Richard: Without a doubt it’s working and bringing new ideas to life, long hours developing product briefs and then working closely with our perfumer in bringing them to life in the form of scent is always an absolute delight. As an aside, it doesn’t get much better than walking down the street wearing an experimental product recently formulated, to then receive a compliment from a stranger- that really does bring a smile to my face.
SGB: Quality is important to SGB in everything we purvey, what makes Plowden and Fallow fragrances special?
Richard: Plowden & Fallow embodies the notion of quality at every stage of product development and production. Firstly, when considering new perfumes, we do not rush the process, we do not like fast production, even if it is at the expense of profitability. We relish the artistic and artisanal nature of our craft, and this commences with some truly mad creative briefs and whilst all do not make it past the start point, when we find a workable notion our perfumer painstakingly then sets to work spending months at a time in tandem with us bringing our visions to life. Secondly, of note is the quality of the raw oils and botanicals that go into our products, we only use the highest quality raw ingredients from known established suppliers, our products are formulated by hand, in small batches, by our perfumer, with the utmost care and attention to detail. Thirdly, our carefully designed, themed packaging, constructed by a 5th generation London box maker, by hand, sets us apart and gives us an eccentric edge of sorts. Lastly, it’s about the people that have become involved in the Plowden & Fallow brand, with their intergenerational knowledge and craft making our products what they are, we wouldn’t be where we are without them.
SGB: The British niche fragrance scene is growing in popularity, is there a reason for this?
Richard: As someone who likes a whisky, or indeed a gin or two on occasion, I am old enough to remember the massive growth we saw in the alcoholic spirts sector since the late 2000’s. Personally, I see a few parallels between these different sectors, with a few factors helping the niche fragrance category expand, such as; customers who wish to be Informed and educated, a yearning for exploration in terms of variety, expansion in terms of local, or regional artisanal production, sustainability and a desire for an ‘experience’.
SGB: Can you tell SGB about the workshop/perfumery you craft your fragrances in and where it is based?
Richard: We are based In Shropshire; our offices are found in a gothic style folly building on the Plowden Estate. We work in tandem very closely with our perfumer located within the UK, who’s craft has been passed down generationally.
SGB: Scent is such a personal thing, do you have any advice on how to buy perfume that suits an individual?

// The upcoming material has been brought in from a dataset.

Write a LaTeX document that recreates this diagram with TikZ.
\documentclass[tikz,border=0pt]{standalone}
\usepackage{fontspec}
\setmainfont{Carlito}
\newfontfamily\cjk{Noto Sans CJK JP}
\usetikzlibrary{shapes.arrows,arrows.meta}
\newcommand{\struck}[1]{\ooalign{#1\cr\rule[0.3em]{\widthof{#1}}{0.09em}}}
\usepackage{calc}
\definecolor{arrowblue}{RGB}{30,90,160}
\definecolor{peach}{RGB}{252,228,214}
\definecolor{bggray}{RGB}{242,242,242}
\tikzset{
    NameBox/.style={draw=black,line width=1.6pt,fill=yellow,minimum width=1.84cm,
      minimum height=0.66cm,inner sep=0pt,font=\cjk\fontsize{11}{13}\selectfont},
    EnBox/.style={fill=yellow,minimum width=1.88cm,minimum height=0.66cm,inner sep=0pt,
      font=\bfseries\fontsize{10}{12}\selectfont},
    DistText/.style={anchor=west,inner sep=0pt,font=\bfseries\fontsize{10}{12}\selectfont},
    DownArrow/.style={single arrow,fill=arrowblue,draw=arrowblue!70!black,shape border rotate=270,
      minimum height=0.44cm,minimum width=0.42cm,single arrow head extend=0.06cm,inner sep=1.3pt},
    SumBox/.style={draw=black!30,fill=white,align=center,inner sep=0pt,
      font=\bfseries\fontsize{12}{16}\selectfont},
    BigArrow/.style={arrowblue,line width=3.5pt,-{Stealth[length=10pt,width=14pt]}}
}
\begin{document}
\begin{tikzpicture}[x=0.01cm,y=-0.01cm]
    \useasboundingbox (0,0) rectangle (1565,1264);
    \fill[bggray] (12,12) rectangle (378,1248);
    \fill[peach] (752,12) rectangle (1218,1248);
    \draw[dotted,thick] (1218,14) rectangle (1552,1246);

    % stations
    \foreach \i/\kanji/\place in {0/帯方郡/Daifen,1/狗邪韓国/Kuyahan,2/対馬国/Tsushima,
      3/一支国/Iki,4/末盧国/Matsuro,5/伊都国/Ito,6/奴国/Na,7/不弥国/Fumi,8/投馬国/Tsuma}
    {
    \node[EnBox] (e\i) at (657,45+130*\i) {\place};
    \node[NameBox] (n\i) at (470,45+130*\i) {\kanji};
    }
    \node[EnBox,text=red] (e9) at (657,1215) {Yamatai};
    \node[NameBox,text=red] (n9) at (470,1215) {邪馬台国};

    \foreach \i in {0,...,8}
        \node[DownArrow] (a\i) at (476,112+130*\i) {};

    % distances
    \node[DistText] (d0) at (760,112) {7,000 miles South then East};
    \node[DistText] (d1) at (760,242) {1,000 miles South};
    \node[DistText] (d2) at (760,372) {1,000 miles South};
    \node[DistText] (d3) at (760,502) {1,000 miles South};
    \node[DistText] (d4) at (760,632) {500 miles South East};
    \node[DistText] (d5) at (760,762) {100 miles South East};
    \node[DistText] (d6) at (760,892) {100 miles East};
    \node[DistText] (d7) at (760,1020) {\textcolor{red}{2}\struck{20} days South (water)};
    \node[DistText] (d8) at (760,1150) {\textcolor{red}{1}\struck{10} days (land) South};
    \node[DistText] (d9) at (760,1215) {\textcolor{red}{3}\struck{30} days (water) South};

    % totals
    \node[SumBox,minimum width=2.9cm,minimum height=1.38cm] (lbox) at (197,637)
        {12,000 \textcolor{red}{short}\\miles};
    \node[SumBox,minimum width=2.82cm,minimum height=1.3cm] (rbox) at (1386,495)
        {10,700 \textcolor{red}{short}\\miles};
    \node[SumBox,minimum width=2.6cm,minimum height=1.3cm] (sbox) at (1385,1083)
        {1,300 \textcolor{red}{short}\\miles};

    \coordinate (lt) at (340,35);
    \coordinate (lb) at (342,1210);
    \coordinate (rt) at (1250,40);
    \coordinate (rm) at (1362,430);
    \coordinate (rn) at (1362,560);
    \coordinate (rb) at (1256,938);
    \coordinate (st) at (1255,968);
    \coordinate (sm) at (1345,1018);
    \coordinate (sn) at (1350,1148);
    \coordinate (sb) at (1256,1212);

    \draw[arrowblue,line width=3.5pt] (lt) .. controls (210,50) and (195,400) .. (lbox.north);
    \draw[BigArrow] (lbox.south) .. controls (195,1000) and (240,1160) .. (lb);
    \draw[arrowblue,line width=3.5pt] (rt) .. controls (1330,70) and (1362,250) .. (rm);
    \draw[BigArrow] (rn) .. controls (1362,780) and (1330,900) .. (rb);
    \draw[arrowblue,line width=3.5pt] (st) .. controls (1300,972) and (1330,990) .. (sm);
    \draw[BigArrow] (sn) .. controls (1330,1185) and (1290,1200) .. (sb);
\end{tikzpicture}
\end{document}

Richard: It can indeed at times be hard to find your go to fragrance online, as a sensory product. Whilst some customers buy Plowden & Fallow products on our descriptions and note composition charts, if you are less sure, I personally would consider undertaking a three step process 1. An initial browse, often websites such as ours will detail the heart, heart and base notes in a fragrance, this may help the more accustomed make a selection, or at least guide the less accustomed, for example you may like a woody scent, our Squire Jack perfume is clearly aligned with this sensory category. 2. Consider where you want to wear the scent, do you want to wear the fragrance on a summers day? If so, you might like a summery green floral scent like our Ophrys perfume, or are you intending to wear it at dinner parties into the evening? if so a heavier, richer bold fragrance such as our A Masquerade perfume might be a good fit. Although with fragrance there are no rules, there are many parallels between choosing your attire and a scent, generally people dress to the occasion, weather, and their individual preferences. 3. Many fragrance houses such as Plowden & Fallow offer sample products at minimal cost, this is a great way to cost effectively explore different perfumes if you haven’t made your selection on the information made available prior.

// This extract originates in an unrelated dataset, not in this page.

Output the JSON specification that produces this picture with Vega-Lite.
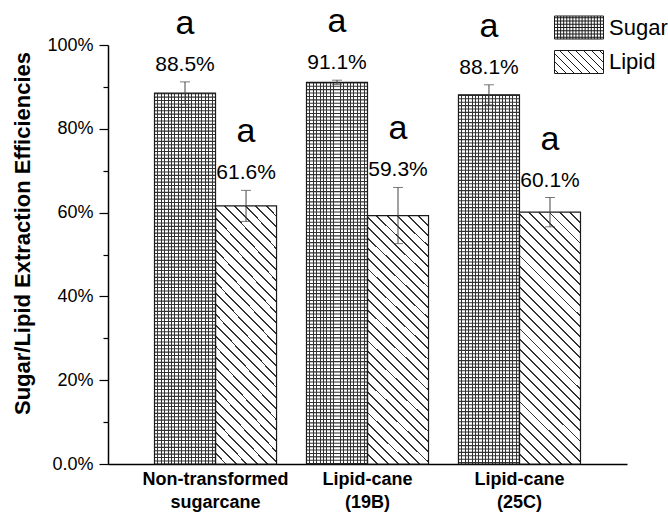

SGB: Apart from your own fragrances do you have a favourite niche perfume you wish you had created?
Richard: One of the nice things about the fragrance sector is the inspirational people and brands within this world so we are not hard pressed to admire the creations of a few other disruptive brands. Plowden & Fallow is very much inspired by artisanal, or eccentrically themed fragrances, so other brands that have solid bases in these areas we take our hats off to, but these creations are with their rightful owners.

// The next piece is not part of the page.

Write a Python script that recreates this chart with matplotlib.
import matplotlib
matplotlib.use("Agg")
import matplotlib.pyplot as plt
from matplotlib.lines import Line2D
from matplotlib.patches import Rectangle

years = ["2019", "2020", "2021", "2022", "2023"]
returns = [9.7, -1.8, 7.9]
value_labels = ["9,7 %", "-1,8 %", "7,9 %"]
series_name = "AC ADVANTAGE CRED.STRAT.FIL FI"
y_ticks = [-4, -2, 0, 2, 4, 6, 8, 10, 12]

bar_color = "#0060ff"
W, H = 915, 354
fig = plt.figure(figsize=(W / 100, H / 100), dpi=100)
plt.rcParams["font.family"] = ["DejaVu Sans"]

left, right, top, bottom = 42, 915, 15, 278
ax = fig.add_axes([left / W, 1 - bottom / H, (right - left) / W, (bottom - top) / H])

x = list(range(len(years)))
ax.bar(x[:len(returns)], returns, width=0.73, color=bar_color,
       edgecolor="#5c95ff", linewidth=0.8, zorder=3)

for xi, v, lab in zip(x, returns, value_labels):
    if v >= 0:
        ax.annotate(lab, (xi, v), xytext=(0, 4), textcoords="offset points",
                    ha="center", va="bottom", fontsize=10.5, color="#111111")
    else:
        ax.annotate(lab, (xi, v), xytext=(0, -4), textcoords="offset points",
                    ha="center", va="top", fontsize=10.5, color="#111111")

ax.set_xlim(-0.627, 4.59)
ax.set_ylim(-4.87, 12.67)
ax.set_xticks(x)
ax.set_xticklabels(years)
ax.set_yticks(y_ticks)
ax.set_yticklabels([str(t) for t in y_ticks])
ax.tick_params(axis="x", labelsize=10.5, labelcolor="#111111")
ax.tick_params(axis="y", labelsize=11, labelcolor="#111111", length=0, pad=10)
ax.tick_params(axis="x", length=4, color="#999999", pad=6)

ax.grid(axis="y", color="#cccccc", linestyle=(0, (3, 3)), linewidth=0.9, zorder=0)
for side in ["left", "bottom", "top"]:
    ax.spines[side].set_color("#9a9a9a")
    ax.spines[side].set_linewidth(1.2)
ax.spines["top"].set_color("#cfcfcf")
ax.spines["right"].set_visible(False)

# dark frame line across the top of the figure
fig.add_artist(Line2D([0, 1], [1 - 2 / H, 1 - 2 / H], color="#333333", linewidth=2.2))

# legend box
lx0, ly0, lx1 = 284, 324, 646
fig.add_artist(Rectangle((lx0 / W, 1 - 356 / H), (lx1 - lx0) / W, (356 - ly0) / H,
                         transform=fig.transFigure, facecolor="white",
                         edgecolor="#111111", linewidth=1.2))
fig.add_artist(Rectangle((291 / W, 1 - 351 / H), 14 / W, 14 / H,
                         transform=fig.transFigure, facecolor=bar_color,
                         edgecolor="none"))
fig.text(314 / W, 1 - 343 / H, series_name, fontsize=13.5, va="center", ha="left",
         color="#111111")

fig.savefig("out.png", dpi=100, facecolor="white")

SGB: We love your brand and packaging design, it is like a cross between Alice in Wonderland and Terry Gilliam. Where did the inspirations for the designs come from?
Richard: Thank you! Plowden & Fallow having been born in deepest Shropshire a quite backwater of rural England steeped in myth, folklore and legend has never been short of inspiration or eccentric ideas for our fragrances. One of the key ingriendets for us as a brand has been working with people that not only believe in our ideals and themes, but those that possess vast amounts of creative flare. Fragrance I personally believe should tell a story, our packaging, produced by hand in London, endeavours to be the outer expression, or layer, that perhaps to some visually tells the inner fragrances story.
SGB: What do you see for the future of niche fragrances?
Richard: I believe the future is bright. In recent times we have seen the rapid emergence of the ‘niche’ fragrance category and with it disruptive new perfume houses emerging from the peripheries, turbocharged by the power of the internet. Ultimately fragrance, like clothing, is very personal to the individual and more diversity in choice throughout the sector is perhaps to be welcomed. We try to embolden and work towards a few key principles, as factors we not only support, but see as potential consumer trends; greater sustainability, ethical production and products produced in small batches by humans with a story! Think slow fragrance, rather than fast.
SGB: Thank you Richard for such a splendid insight into the world of Plowden and Fallow. Is there anything exciting on the horizon that you can let SGB in on?
Richard: Plowden & Fallow does indeed have a number of exciting products appearing on the horizon. In the next 6 months we are planning to release three luxury traditional shaving creams and associated aftershave balms, as well as expanding upon our range of shaving accessories. We have been slowly working away formulating our shaving products for well over a year and whilst the process of product development for us is very time intensive, we see absolutely no merit in rushing the process.